----- RECORDS TO PROCESS -----

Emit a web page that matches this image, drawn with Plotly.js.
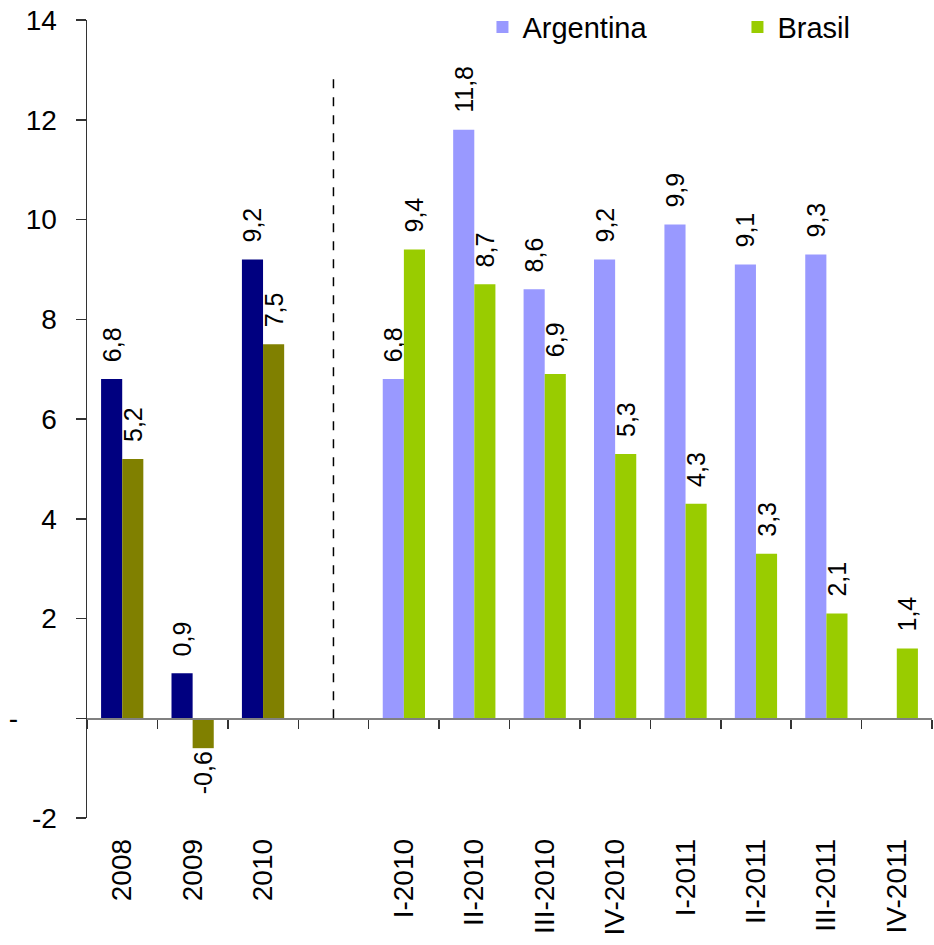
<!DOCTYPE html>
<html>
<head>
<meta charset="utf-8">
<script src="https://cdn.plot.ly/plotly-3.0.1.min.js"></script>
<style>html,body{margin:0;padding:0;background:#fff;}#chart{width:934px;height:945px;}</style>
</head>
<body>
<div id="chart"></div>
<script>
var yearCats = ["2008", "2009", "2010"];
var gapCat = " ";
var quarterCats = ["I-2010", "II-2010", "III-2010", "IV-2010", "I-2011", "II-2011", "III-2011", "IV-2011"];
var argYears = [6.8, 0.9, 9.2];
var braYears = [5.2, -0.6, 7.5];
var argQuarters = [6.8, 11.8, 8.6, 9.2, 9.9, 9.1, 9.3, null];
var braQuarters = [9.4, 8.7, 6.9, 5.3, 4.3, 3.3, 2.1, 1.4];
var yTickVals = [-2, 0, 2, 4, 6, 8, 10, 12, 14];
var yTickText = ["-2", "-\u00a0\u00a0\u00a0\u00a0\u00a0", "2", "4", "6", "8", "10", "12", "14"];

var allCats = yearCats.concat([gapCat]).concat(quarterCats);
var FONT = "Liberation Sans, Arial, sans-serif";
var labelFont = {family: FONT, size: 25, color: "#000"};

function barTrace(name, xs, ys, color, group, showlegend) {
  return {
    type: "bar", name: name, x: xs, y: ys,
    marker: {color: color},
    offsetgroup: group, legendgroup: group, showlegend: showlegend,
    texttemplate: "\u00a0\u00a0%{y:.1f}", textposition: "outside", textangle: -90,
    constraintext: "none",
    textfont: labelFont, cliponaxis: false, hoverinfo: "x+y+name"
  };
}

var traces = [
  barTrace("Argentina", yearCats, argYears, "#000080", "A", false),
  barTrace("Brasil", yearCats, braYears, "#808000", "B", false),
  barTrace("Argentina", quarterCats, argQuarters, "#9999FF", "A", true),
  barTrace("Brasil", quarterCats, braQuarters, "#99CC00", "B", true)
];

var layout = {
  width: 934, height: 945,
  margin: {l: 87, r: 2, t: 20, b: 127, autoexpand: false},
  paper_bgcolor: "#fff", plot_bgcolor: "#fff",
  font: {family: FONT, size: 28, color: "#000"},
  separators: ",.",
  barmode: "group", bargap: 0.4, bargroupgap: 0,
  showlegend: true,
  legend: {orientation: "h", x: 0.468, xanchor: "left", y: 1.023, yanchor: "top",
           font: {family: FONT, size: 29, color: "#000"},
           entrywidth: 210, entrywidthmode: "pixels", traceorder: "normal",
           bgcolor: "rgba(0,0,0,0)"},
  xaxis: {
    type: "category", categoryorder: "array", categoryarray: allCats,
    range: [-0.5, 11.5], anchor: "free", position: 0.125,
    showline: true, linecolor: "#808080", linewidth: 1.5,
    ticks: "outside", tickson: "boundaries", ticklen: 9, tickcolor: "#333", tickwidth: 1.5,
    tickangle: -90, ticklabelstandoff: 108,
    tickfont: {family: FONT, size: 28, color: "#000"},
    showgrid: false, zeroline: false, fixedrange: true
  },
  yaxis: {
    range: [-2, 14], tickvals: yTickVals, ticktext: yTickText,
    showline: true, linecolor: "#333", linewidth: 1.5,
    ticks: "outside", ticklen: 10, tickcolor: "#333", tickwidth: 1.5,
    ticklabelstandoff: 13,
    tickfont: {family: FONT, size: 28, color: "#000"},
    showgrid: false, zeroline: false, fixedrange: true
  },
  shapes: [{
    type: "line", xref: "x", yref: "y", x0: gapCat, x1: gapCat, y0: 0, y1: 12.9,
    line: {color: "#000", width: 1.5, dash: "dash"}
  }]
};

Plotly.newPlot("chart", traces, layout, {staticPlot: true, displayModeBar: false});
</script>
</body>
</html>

-----
----- RECORDS TO PROCESS -----

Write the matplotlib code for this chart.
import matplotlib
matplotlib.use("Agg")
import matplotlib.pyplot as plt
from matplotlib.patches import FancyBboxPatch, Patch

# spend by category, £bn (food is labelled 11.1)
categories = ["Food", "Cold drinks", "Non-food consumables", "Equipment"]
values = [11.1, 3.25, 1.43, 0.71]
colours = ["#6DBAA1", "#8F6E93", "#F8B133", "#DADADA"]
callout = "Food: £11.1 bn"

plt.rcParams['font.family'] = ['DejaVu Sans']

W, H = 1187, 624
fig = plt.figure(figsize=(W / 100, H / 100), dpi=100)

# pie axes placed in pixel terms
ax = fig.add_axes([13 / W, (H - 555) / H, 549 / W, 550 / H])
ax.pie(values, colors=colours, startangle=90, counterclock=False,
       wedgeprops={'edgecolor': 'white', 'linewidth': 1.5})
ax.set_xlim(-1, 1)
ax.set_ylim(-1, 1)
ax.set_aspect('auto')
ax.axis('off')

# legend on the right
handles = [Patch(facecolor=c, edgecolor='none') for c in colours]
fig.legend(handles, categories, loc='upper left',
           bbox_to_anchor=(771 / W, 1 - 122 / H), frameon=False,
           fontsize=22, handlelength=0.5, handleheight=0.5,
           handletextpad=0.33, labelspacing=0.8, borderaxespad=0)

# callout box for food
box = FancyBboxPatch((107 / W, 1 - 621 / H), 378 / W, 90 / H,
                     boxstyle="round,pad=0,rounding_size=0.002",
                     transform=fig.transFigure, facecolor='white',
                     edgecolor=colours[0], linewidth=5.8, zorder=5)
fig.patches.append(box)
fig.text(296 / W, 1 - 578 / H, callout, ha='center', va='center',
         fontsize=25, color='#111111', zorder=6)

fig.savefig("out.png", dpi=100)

-----
----- RECORDS TO PROCESS -----

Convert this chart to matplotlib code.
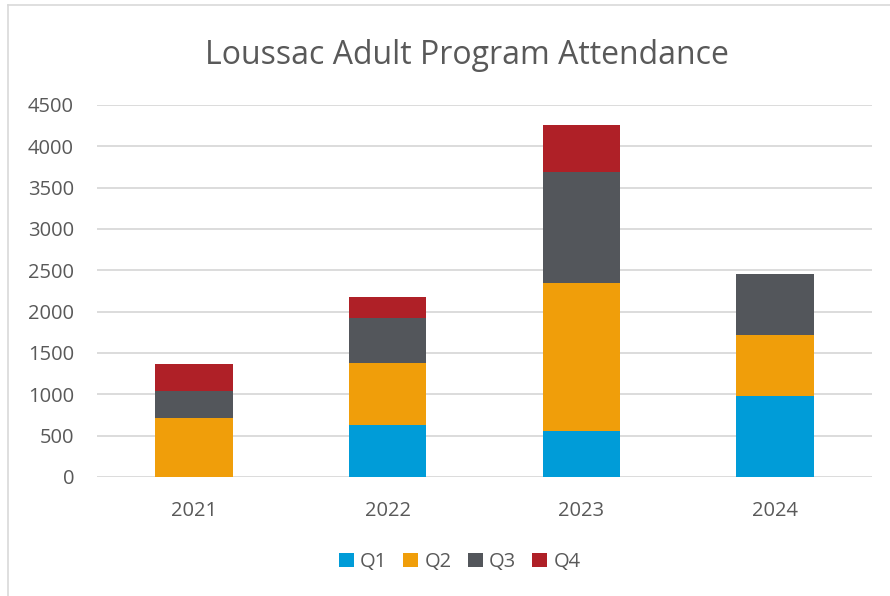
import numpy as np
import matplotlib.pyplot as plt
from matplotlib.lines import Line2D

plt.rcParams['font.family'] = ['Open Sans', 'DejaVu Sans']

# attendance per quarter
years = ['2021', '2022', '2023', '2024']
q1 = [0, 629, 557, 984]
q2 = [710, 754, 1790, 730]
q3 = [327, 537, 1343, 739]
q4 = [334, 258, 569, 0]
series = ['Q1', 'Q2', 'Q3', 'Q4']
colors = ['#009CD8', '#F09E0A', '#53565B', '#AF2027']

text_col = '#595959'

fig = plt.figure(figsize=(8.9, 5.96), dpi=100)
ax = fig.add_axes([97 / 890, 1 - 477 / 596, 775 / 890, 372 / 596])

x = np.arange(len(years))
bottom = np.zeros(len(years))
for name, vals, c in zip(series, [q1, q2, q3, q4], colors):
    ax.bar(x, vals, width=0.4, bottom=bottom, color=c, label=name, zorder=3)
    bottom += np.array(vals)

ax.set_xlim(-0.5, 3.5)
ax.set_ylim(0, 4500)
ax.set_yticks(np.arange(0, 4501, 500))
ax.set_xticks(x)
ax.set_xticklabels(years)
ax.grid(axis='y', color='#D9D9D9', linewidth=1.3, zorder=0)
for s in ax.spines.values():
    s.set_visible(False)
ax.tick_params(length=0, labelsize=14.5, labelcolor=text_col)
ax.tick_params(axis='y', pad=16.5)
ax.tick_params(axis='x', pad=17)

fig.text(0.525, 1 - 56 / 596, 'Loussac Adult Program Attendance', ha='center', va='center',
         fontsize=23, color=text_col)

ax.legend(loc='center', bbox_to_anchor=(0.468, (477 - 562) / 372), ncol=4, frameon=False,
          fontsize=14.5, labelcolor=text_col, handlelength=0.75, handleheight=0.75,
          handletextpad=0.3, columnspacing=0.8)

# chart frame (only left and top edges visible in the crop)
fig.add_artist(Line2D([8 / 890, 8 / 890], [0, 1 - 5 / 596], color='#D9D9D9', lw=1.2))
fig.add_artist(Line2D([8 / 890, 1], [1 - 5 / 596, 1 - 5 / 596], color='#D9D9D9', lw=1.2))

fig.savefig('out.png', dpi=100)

-----

WORK TO COMPLETE =>
From the records above, copy exactly the stretch from the line holding "Convert this chart to matplotlib code." through the line holding "fontsize=23, color=text_col)", both ends included, without the pictures.

FULL OUTPUT =>
Convert this chart to matplotlib code.
import numpy as np
import matplotlib.pyplot as plt
from matplotlib.lines import Line2D

plt.rcParams['font.family'] = ['Open Sans', 'DejaVu Sans']

# attendance per quarter
years = ['2021', '2022', '2023', '2024']
q1 = [0, 629, 557, 984]
q2 = [710, 754, 1790, 730]
q3 = [327, 537, 1343, 739]
q4 = [334, 258, 569, 0]
series = ['Q1', 'Q2', 'Q3', 'Q4']
colors = ['#009CD8', '#F09E0A', '#53565B', '#AF2027']

text_col = '#595959'

fig = plt.figure(figsize=(8.9, 5.96), dpi=100)
ax = fig.add_axes([97 / 890, 1 - 477 / 596, 775 / 890, 372 / 596])

x = np.arange(len(years))
bottom = np.zeros(len(years))
for name, vals, c in zip(series, [q1, q2, q3, q4], colors):
    ax.bar(x, vals, width=0.4, bottom=bottom, color=c, label=name, zorder=3)
    bottom += np.array(vals)

ax.set_xlim(-0.5, 3.5)
ax.set_ylim(0, 4500)
ax.set_yticks(np.arange(0, 4501, 500))
ax.set_xticks(x)
ax.set_xticklabels(years)
ax.grid(axis='y', color='#D9D9D9', linewidth=1.3, zorder=0)
for s in ax.spines.values():
    s.set_visible(False)
ax.tick_params(length=0, labelsize=14.5, labelcolor=text_col)
ax.tick_params(axis='y', pad=16.5)
ax.tick_params(axis='x', pad=17)

fig.text(0.525, 1 - 56 / 596, 'Loussac Adult Program Attendance', ha='center', va='center',
         fontsize=23, color=text_col)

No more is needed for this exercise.